Q: Did the Bush Administration pay adequate attention to Yemen as a threat in terms of terrorism?
A: The Bush Administration tried to deal with this problem, particularly in the aftermath of the attack on the USS Cole that occurred in the last months of the Clinton Administration. But they found it very difficult to. The Yemeni government has many other priorities on its plate. It has an insurgency in the northern part of the country, which has been getting worse in the last year. It has a secessionist movement in the southern part of the country, which used to be South Yemen before 1990, which was trying very hard to break away from the country.

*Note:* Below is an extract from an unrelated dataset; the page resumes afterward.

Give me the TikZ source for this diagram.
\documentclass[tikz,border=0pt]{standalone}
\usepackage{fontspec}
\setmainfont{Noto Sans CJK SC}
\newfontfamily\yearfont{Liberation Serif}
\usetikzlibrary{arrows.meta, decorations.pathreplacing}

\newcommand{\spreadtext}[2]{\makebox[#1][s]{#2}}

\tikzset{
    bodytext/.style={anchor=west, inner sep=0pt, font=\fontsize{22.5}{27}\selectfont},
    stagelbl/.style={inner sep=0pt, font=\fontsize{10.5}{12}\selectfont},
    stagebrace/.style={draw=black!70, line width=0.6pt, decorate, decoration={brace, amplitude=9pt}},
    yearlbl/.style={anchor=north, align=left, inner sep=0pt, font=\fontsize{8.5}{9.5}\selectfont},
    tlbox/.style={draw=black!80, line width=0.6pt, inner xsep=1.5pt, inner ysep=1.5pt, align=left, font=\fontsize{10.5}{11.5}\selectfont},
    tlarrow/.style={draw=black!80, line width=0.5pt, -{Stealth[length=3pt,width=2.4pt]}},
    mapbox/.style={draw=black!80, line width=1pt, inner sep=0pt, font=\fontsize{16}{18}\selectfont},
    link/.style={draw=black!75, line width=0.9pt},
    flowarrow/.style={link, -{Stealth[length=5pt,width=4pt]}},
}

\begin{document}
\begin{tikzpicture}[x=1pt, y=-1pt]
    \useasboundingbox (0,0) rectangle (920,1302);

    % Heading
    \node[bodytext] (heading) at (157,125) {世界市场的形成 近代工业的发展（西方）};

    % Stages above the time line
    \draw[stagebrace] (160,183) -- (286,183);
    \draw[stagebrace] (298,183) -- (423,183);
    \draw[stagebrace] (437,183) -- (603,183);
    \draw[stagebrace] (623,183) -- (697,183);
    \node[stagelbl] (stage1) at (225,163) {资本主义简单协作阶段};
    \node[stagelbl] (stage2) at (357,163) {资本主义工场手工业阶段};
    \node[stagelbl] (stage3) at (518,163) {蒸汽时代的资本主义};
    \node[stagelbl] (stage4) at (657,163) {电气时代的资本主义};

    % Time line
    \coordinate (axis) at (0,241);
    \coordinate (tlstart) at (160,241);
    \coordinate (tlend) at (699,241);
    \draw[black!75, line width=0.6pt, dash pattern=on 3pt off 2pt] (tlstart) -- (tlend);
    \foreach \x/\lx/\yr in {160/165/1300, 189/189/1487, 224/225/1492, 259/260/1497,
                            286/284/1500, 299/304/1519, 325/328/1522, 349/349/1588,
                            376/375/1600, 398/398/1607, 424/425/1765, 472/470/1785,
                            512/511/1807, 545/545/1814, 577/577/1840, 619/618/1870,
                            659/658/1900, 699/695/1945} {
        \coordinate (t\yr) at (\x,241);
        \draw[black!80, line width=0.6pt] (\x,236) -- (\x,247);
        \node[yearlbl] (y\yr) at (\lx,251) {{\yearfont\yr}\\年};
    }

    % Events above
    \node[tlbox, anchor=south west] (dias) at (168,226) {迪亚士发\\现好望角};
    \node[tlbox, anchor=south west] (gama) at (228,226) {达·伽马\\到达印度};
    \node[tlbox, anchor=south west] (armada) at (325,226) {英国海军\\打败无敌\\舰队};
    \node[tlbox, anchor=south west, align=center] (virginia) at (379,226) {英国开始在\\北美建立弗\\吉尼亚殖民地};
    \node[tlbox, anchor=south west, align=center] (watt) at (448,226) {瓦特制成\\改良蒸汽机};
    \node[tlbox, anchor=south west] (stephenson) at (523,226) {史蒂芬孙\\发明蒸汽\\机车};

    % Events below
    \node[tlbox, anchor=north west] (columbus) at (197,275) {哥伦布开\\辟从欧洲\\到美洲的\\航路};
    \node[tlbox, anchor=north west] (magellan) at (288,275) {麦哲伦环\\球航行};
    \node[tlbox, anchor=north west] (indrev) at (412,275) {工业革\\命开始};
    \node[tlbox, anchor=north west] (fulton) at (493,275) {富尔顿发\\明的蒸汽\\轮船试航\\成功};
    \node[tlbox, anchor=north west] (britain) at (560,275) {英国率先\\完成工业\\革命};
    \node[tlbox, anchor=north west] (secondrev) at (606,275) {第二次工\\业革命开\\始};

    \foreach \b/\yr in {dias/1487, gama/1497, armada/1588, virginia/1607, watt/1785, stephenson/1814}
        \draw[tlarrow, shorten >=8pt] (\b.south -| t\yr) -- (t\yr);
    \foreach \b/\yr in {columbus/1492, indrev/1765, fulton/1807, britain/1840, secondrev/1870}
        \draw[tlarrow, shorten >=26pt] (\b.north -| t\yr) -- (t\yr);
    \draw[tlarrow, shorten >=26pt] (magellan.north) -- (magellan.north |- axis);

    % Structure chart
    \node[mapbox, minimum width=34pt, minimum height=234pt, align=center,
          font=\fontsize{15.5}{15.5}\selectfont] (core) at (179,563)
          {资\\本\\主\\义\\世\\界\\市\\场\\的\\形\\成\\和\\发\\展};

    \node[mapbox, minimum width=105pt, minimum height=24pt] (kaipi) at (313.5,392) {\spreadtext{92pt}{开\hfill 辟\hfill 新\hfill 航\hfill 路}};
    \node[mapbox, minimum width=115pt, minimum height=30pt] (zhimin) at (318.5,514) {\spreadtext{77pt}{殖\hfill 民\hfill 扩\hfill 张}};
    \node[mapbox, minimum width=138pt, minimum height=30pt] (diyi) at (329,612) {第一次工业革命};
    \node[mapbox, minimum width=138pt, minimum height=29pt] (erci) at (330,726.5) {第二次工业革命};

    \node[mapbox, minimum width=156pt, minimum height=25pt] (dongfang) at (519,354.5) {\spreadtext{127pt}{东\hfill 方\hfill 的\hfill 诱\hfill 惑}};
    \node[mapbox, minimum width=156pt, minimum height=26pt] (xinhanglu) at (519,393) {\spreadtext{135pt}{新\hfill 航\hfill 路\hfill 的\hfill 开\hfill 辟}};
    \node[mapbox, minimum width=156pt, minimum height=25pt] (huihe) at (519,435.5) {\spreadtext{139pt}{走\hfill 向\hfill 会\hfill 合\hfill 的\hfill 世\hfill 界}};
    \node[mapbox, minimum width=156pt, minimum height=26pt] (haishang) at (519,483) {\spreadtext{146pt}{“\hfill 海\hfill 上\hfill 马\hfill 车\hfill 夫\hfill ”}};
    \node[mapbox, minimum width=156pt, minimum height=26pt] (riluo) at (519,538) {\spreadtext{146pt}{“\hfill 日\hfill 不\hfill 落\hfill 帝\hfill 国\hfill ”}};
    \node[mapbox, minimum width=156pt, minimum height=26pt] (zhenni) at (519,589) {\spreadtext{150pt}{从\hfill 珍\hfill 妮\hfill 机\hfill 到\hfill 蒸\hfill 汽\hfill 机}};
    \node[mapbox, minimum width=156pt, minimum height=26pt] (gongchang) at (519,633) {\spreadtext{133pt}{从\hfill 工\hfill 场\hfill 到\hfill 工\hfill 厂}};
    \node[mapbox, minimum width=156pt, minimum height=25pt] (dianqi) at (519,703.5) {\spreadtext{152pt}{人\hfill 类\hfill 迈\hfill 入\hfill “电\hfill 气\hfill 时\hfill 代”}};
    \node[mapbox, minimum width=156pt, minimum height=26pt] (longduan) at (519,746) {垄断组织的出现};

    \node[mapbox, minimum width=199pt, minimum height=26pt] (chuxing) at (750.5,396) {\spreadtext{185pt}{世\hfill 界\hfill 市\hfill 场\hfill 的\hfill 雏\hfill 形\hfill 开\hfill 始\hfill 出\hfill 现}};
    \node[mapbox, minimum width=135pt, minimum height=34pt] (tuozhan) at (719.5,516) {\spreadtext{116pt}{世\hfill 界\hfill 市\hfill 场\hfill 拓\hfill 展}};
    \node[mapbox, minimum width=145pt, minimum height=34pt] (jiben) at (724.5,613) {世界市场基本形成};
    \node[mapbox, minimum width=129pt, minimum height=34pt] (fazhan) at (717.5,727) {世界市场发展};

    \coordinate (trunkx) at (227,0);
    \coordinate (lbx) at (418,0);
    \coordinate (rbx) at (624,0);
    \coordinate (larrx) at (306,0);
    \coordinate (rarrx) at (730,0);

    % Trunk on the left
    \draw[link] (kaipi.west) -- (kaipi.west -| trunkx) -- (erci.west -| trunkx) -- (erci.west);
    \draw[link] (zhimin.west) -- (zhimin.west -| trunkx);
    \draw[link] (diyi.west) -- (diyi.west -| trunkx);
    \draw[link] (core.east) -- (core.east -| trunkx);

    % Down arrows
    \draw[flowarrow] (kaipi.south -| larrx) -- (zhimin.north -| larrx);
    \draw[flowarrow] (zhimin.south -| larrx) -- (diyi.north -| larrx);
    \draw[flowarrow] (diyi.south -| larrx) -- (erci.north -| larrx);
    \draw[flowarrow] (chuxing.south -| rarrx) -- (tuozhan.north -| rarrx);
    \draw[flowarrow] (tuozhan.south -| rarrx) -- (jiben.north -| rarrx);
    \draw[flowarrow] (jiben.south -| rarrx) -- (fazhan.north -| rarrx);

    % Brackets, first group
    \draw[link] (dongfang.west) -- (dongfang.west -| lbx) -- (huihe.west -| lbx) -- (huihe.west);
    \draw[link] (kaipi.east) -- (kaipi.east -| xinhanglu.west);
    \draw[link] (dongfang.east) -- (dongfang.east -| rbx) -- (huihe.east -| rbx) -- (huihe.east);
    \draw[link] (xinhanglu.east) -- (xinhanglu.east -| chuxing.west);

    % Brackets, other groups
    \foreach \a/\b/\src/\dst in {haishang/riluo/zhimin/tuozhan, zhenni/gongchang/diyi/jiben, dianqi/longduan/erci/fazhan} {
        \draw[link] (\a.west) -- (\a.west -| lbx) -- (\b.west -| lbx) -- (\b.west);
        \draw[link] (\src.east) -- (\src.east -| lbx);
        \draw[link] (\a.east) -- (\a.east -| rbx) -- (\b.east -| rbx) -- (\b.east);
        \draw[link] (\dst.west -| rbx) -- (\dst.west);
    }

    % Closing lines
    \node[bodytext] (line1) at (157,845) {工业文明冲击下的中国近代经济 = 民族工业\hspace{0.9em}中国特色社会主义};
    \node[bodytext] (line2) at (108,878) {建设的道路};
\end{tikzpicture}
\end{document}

The economy is largely dependent on oil exports but Yemen's oil reserves are literally drying out. So it comes less and less. So there are many other priorities the Yemenis have, and ever since 1990, when Yemen sided with Iraq in the first Gulf War, relations between the United States and Yemen have been very scratchy. The Cole investigation made them even more scratchy because both sides felt that the other was not fully cooperating, probably correctly.

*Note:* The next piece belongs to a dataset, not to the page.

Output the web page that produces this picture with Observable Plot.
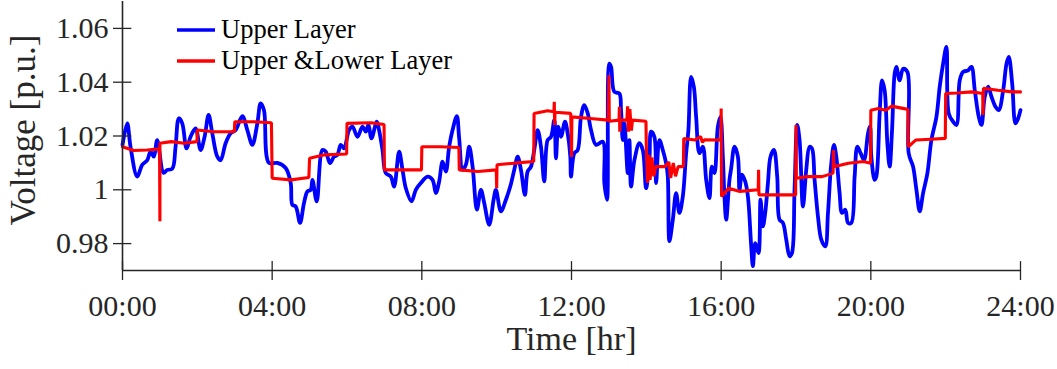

So trying to get the Yemenis to focus on al Qaeda has been a very difficult and frustrating task for the Clinton Administration, the Bush Administration and now the Obama Administration.
Q: Has the Obama administration paid adequate attention to Yemen as a threat? Did either administration underestimate the threat?
A: I think the Obama Administration has seen this as a very significant problem from day one. The president's counterterrorism adviser, John Brennan, early on focused on this as one of the key priorities in dealing with al Qaeda. But the same problems that bedeviled Clinton and Bush before them still bedevil Obama, which is the Saleh government is weak, it has other problems and much of the security services have been heavily infiltrated by Jihadist sympathizers over the year.
So, for example, there have been repeated jailbreaks of senior al Qaeda operatives out of prisons in Yemen, including the current head of al Qaeda in the Arabian Peninsula, was in a Yemeni jail and broke out in 2006. And many of these jailbreaks have all the earmarks of inside jobs.
Individual incidents aside, I give the Obama administration credit for seeing this problem early on and for recognizing that it was getting worse over the course of time. But there are no easy solutions and no magic answers to these problems.
Q: How big is the U.S. intelligence presence in Yemen?
A: For operational sources and methods and reasons, I'm going to pass on that question.